▶ Description of the task
Take the material below and extract the lines from the one with "Clone this chart in matplotlib." through the one with "W, H = 893, 683", word for word, without pictures.

▶ Dataset excerpts
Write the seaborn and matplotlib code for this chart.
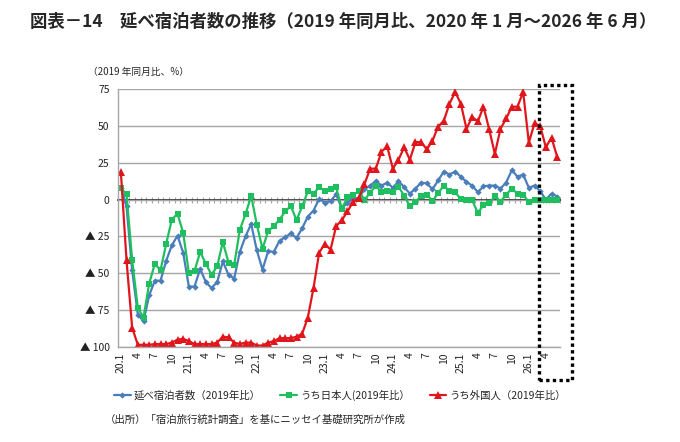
import matplotlib
matplotlib.use("Agg")
import matplotlib.pyplot as plt
import seaborn as sns
import numpy as np
from matplotlib.patches import Rectangle

# monthly values, 2020.1 - 2026.6 (% vs same month of 2019)
months = np.arange(78)

total = [8, -4.5, -48, -78, -82.5, -65, -55, -55, -41.6, -31, -24.5, -36,
         -59, -59, -47, -56, -60, -56, -42, -51, -53.6, -35.5, -25, -16.5,
         -34.5, -47.5, -35, -35.5, -28, -25.5, -23, -26, -19.5, -11.5, -7.5, 0.5,
         -2, -1, 3.5, -6, -2, 1, 1, 7, 9.5, 12.5, 9.5, 11.5,
         8, 12.5, 8.5, 4, 7.5, 11.5, 11, 7, 13, 19, 17, 19,
         15.5, 12, 9.5, 5, 9, 9.5, 9.5, 7.5, 11.5, 20, 15.5, 17,
         8, 9.5, 5.7, 0, 4, 2]

japanese = [8, 3.5, -41, -73.5, -80, -57, -43.5, -48, -30, -13.6, -9.6, -22.5,
            -49.5, -48.5, -35.5, -43.5, -51, -45.3, -28.7, -42.7, -44.5, -20.5, -10, 2.5,
            -17, -33.4, -21.3, -18, -13.6, -8, -4.3, -14, -4.5, 5.5, 3.8, 8.6,
            5.8, 7.5, 8.2, -6.2, 1.5, 3.4, 5.7, 0, 4.5, 9.5, 5, 5.7,
            5, 8.6, 2.7, -4.5, -1.8, 2.7, 3.4, -1, 4.5, 9.5, 5.7, 4.8,
            0.5, 0, -0.5, -9, -3.7, -2.4, 2.2, -1.5, 3.4, 7.5, 4, 3.4,
            -1.9, 0, 0, 0, 0, 0]

foreign = [19, -41, -87, -98.5, -98.5, -98.5, -98, -98, -98, -97, -95, -94.5,
           -96, -98, -98, -98, -98, -97, -93, -93.5, -97, -98, -97, -97,
           -99, -99, -97, -96, -94, -94, -94, -93, -91, -80, -60, -36,
           -30, -34, -18, -14, -8, -1.5, 1, 10.5, 21, 21, 32.5, 36,
           21, 27, 35.5, 27, 39, 39, 34, 40, 49.5, 53.5, 65, 73,
           65, 48, 56, 53, 63, 47.7, 31, 48, 55, 63, 63, 73,
           38.6, 51.7, 50, 35.5, 42, 29]

series_names = ["延べ宿泊者数（2019年比）", "うち日本人(2019年比）", "うち外国人（2019年比）"]

tick_pos = list(range(0, 78, 3))
tick_labels = []
for i in tick_pos:
    m = i % 12 + 1
    tick_labels.append(f"{20 + i // 12}.1" if m == 1 else str(m))

ytick_vals = [75, 50, 25, 0, -25, -50, -75, -100]
ytick_labels = ["75", "50", "25", "0", "▲ 25", "▲ 50", "▲ 75", "▲ 100"]

sns.set_theme(style="white")
plt.rcParams["font.family"] = ["Noto Sans CJK JP", "DejaVu Sans"]

fig = plt.figure(figsize=(6.8, 4.42), dpi=100)
ax = fig.add_axes([118 / 680, 1 - 347 / 442, 442 / 680, 258 / 442])

grid_c = "#a6a6a6"
sns.lineplot(x=months, y=total, ax=ax, color="#4a7ebb", lw=1.6, marker="D",
             markersize=3.2, markeredgewidth=0, label=series_names[0])
sns.lineplot(x=months, y=japanese, ax=ax, color="#1fbf5f", lw=1.6, marker="s",
             markersize=5, markeredgewidth=0, label=series_names[1])
sns.lineplot(x=months, y=foreign, ax=ax, color="#e0161c", lw=1.6, marker="^",
             markersize=5.5, markeredgewidth=0, label=series_names[2])

ax.set_xlim(-0.5, 77.5)
ax.set_ylim(-100, 75)
ax.set_yticks(ytick_vals, ytick_labels)
ax.yaxis.grid(True, color=grid_c, lw=1)
ax.set_axisbelow(True)
ax.tick_params(axis="y", length=0, labelsize=7.5, pad=6, labelcolor="#222222")
ax.set_xticks(tick_pos, tick_labels, rotation=90)
ax.tick_params(axis="x", length=0, labelsize=7.5, pad=4, labelcolor="#222222")
for s in ["top", "right"]:
    ax.spines[s].set_visible(False)
for s in ["left", "bottom"]:
    ax.spines[s].set_color(grid_c)
    ax.spines[s].set_linewidth(1)
ax.set_xlabel("")
ax.set_ylabel("")

# zero axis with monthly tick marks
zero_ax = ax.secondary_xaxis(100 / 175)
zero_ax.set_xticks(np.arange(-0.5, 78, 1))
zero_ax.tick_params(direction="inout", length=5, color=grid_c, width=0.8,
                    labelbottom=False, labeltop=False)
zero_ax.spines["bottom"].set_color(grid_c)

# dotted box over the latest months
ax.add_patch(Rectangle(((539 - 118) / 442, (347 - 380) / 258), 33 / 442, 295 / 258,
                       transform=ax.transAxes, fill=False, edgecolor="black",
                       lw=2.4, linestyle=(0, (1, 1)), clip_on=False, zorder=5))

handles, labels = ax.get_legend_handles_labels()
ax.get_legend().remove()
fig.legend(handles, labels, loc="center", bbox_to_anchor=(340 / 680, 1 - 395 / 442),
           ncol=3, frameon=False, fontsize=7.5, handlelength=1.6, columnspacing=1.9,
           handletextpad=0.3)

fig.text(30 / 680, 1 - 22 / 442,
         "図表－14　延べ宿泊者数の推移（2019 年同月比、2020 年 1 月～2026 年 6 月）",
         fontsize=12.5, fontweight="bold", va="center")
fig.text(88 / 680, 1 - 72 / 442, "（2019 年同月比、%）", fontsize=7, va="center")
fig.text(105 / 680, 1 - 420 / 442, "（出所）「宿泊旅行統計調査」を基にニッセイ基礎研究所が作成",
         fontsize=7.5, va="center")

fig.savefig("out.png", dpi=100)
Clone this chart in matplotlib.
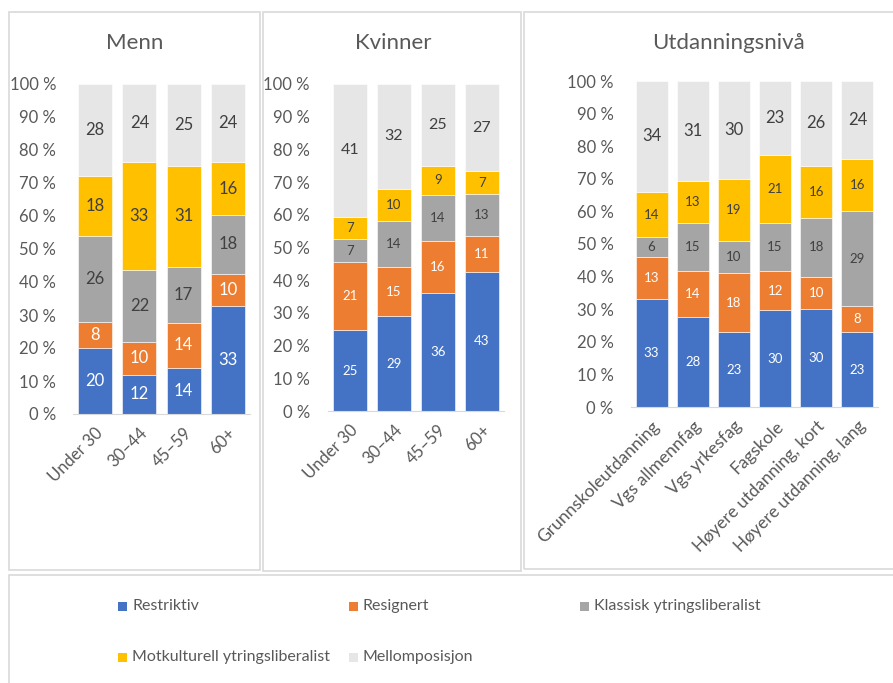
import matplotlib
matplotlib.use("Agg")
import matplotlib.pyplot as plt
import matplotlib.patches as mpatches
import numpy as np

plt.rcParams['font.family'] = ['Lato', 'DejaVu Sans']

W, H = 893, 683

series = ['Restriktiv', 'Resignert', 'Klassisk ytringsliberalist',
          'Motkulturell ytringsliberalist', 'Mellomposisjon']
colors = ['#4472C4', '#ED7D31', '#A5A5A5', '#FFC000', '#E7E6E6']
label_colors = ['white', 'white', '#404040', '#404040', '#404040']
txt = '#595959'

menn_cats = ['Under 30', '30–44', '45–59', '60+']
menn_restriktiv = [20, 12, 14, 33]
menn_resignert = [8, 10, 14, 10]
menn_klassisk = [26, 22, 17, 18]
menn_motkulturell = [18, 33, 31, 16]
menn_mellom = [28, 24, 25, 24]

kvinner_cats = ['Under 30', '30–44', '45–59', '60+']
kvinner_restriktiv = [25, 29, 36, 43]
kvinner_resignert = [21, 15, 16, 11]
kvinner_klassisk = [7, 14, 14, 13]
kvinner_motkulturell = [7, 10, 9, 7]
kvinner_mellom = [41, 32, 25, 27]

utd_cats = ['Grunnskoleutdanning', 'Vgs allmennfag', 'Vgs yrkesfag', 'Fagskole',
            'Høyere utdanning, kort', 'Høyere utdanning, lang']
utd_restriktiv = [33, 28, 23, 30, 30, 23]
utd_resignert = [13, 14, 18, 12, 10, 8]
utd_klassisk = [6, 15, 10, 15, 18, 29]
utd_motkulturell = [14, 13, 19, 21, 16, 16]
utd_mellom = [34, 31, 30, 23, 26, 24]


def ax_px(fig, left, right, top, bottom):
    return fig.add_axes([left / W, 1 - bottom / H, (right - left) / W, (bottom - top) / H])


def box_px(fig, left, right, top, bottom):
    fig.patches.append(mpatches.Rectangle((left / W, 1 - bottom / H), (right - left) / W,
                                          (bottom - top) / H, transform=fig.transFigure,
                                          facecolor='none', edgecolor='#D9D9D9', lw=1.2,
                                          zorder=-1))


def panel(fig, pos, title, cats, data, width, ypad, small_fs, big_fs, title_x, xfs=12):
    ax = ax_px(fig, *pos)
    ax.patch.set_alpha(0)
    vals = np.array(data, dtype=float)
    share = vals / vals.sum(axis=0) * 100
    x = np.arange(len(cats))
    bottom = np.zeros(len(cats))
    for i in range(len(series)):
        ax.bar(x, share[i], width, bottom=bottom, color=colors[i],
               edgecolor='white', linewidth=0.4)
        fs = big_fs if i == 4 else small_fs
        for xi, b, h, v in zip(x, bottom, share[i], vals[i]):
            ax.text(xi, b + h / 2, '%d' % v, ha='center', va='center',
                    color=label_colors[i], fontsize=fs)
        bottom += share[i]
    ax.set_ylim(0, 100)
    ax.set_xlim(-0.5, len(cats) - 0.5)
    ax.set_yticks(np.arange(0, 101, 10))
    ax.set_yticklabels(['%d %%' % t for t in range(0, 101, 10)])
    ax.set_xticks(x)
    ax.set_xticklabels(cats, rotation=45, ha='right', rotation_mode='anchor')
    ax.tick_params(axis='both', length=0, labelsize=12, colors=txt)
    ax.tick_params(axis='y', pad=ypad)
    ax.tick_params(axis='x', pad=8, labelsize=xfs)
    for s in ['top', 'right', 'left']:
        ax.spines[s].set_visible(False)
    ax.spines['bottom'].set_color('#D9D9D9')
    fig.text(title_x / W, 1 - 43 / H, title, ha='center', va='center',
             fontsize=16, color=txt)
    return ax


fig = plt.figure(figsize=(W / 100, H / 100), dpi=100)

box_px(fig, 9, 260, 12, 570)
box_px(fig, 263, 521, 12, 571)
box_px(fig, 524, 900, 12, 569)
box_px(fig, 9, 900, 575, 690)

panel(fig, (73, 250, 84, 414), 'Menn', menn_cats,
      [menn_restriktiv, menn_resignert, menn_klassisk, menn_motkulturell, menn_mellom],
      0.77, 12, 12, 12, 135)
panel(fig, (328, 504, 84, 411), 'Kvinner', kvinner_cats,
      [kvinner_restriktiv, kvinner_resignert, kvinner_klassisk, kvinner_motkulturell,
       kvinner_mellom], 0.77, 13, 9.5, 11.5, 393)
panel(fig, (631, 878, 81, 407), 'Utdanningsnivå', utd_cats,
      [utd_restriktiv, utd_resignert, utd_klassisk, utd_motkulturell, utd_mellom],
      0.78, 12.5, 9.5, 12, 729, xfs=12.5)

# legend drawn by hand to match the fixed column spacing
leg_pos = [(118, 606), (349, 606), (580, 606), (118, 657), (349, 657)]
for (lx, ly), name, c in zip(leg_pos, series, colors):
    fig.patches.append(mpatches.Rectangle((lx / W, 1 - (ly + 4.5) / H), 9 / W, 9 / H,
                                          transform=fig.transFigure, facecolor=c,
                                          edgecolor='none'))
    fig.text((lx + 14) / W, 1 - ly / H, name, ha='left', va='center', fontsize=11.5,
             color=txt)

fig.savefig('out.png', dpi=100)
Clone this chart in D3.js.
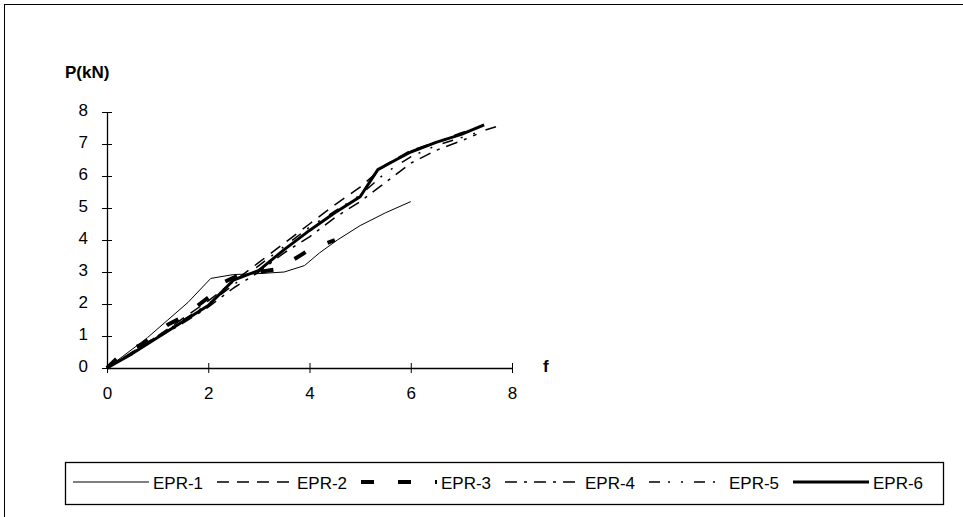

▶ Exercise output
Clone this chart in matplotlib.
import matplotlib
matplotlib.use("Agg")
import matplotlib.pyplot as plt
import matplotlib.patches as mpatches
import numpy as np

plt.rcParams['font.family'] = ['Lato', 'DejaVu Sans']

W, H = 893, 683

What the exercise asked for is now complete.